▶ _GIVEN TASK_
Copy, in full, each line of the material that holds the word "chart".
══════
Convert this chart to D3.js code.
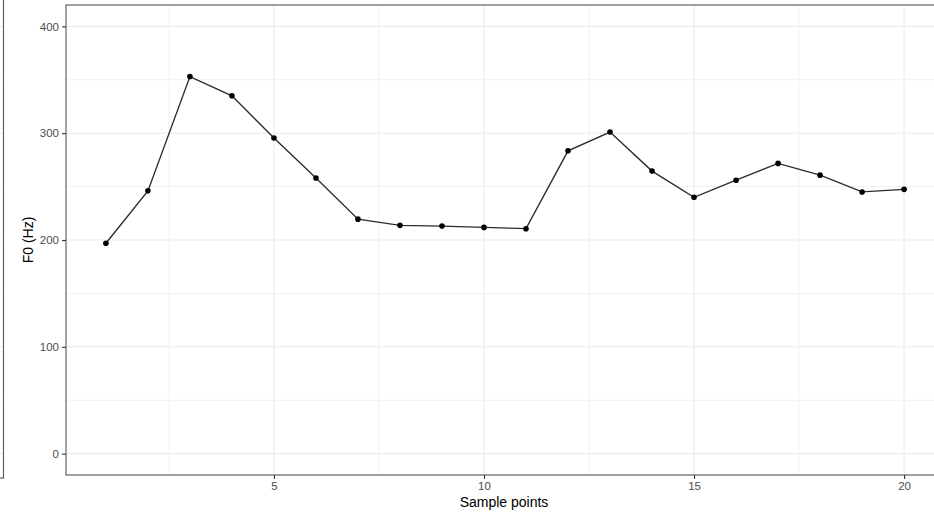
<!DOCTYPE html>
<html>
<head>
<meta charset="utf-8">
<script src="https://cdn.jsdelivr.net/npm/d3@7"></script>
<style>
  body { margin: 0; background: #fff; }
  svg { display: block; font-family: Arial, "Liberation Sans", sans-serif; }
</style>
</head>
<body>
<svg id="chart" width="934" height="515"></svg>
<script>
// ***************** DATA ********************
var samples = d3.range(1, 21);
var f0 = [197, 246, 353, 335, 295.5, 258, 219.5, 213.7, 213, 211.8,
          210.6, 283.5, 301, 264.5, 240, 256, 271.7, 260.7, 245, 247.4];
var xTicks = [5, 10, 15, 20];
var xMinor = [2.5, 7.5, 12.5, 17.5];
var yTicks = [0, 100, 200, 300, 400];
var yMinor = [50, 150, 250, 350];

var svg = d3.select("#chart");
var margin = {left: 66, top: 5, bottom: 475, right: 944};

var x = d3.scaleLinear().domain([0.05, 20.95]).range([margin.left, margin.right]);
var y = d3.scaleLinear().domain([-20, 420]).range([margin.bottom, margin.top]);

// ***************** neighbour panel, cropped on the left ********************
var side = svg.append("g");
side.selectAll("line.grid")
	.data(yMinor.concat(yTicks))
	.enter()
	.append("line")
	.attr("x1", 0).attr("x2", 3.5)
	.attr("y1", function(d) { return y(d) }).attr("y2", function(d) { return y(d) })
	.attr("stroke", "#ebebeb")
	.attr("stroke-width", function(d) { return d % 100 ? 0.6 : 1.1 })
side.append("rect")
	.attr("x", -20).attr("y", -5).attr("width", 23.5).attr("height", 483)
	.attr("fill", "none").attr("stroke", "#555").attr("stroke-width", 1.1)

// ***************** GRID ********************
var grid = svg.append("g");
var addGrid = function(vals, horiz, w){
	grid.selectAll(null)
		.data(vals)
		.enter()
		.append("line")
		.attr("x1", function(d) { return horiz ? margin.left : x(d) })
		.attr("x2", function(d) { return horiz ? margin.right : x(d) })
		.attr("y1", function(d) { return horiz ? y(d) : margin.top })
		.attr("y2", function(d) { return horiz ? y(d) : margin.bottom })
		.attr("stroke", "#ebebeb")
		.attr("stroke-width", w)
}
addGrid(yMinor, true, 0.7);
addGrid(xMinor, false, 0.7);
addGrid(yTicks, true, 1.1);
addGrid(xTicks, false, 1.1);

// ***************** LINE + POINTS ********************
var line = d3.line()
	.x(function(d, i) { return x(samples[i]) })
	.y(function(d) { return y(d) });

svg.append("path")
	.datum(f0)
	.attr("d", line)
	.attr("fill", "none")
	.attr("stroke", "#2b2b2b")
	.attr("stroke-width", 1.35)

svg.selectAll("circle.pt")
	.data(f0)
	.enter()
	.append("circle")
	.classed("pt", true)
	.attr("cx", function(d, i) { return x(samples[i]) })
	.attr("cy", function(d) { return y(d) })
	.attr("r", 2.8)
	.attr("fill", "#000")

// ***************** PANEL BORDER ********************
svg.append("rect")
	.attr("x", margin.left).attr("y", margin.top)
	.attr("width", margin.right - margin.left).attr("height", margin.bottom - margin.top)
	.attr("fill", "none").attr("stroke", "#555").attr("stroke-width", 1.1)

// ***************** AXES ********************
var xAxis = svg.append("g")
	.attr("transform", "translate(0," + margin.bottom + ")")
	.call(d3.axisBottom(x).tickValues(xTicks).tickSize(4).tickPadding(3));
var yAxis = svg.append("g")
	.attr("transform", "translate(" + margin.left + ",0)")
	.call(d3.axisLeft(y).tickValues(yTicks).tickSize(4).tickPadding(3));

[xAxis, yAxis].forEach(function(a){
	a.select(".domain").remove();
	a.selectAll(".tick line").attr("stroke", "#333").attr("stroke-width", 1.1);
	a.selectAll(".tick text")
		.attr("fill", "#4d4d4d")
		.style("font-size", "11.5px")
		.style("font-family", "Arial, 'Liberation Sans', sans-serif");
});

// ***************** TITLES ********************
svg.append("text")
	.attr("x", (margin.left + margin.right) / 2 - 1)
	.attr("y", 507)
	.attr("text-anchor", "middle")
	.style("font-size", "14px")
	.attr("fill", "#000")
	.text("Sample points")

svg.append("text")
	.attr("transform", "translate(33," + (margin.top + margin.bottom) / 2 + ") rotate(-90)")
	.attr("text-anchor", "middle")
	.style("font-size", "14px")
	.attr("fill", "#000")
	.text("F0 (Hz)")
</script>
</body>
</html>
══════
▶ _REPLY TO THE TASK_
Convert this chart to D3.js code.
<svg id="chart" width="934" height="515"></svg>
var svg = d3.select("#chart");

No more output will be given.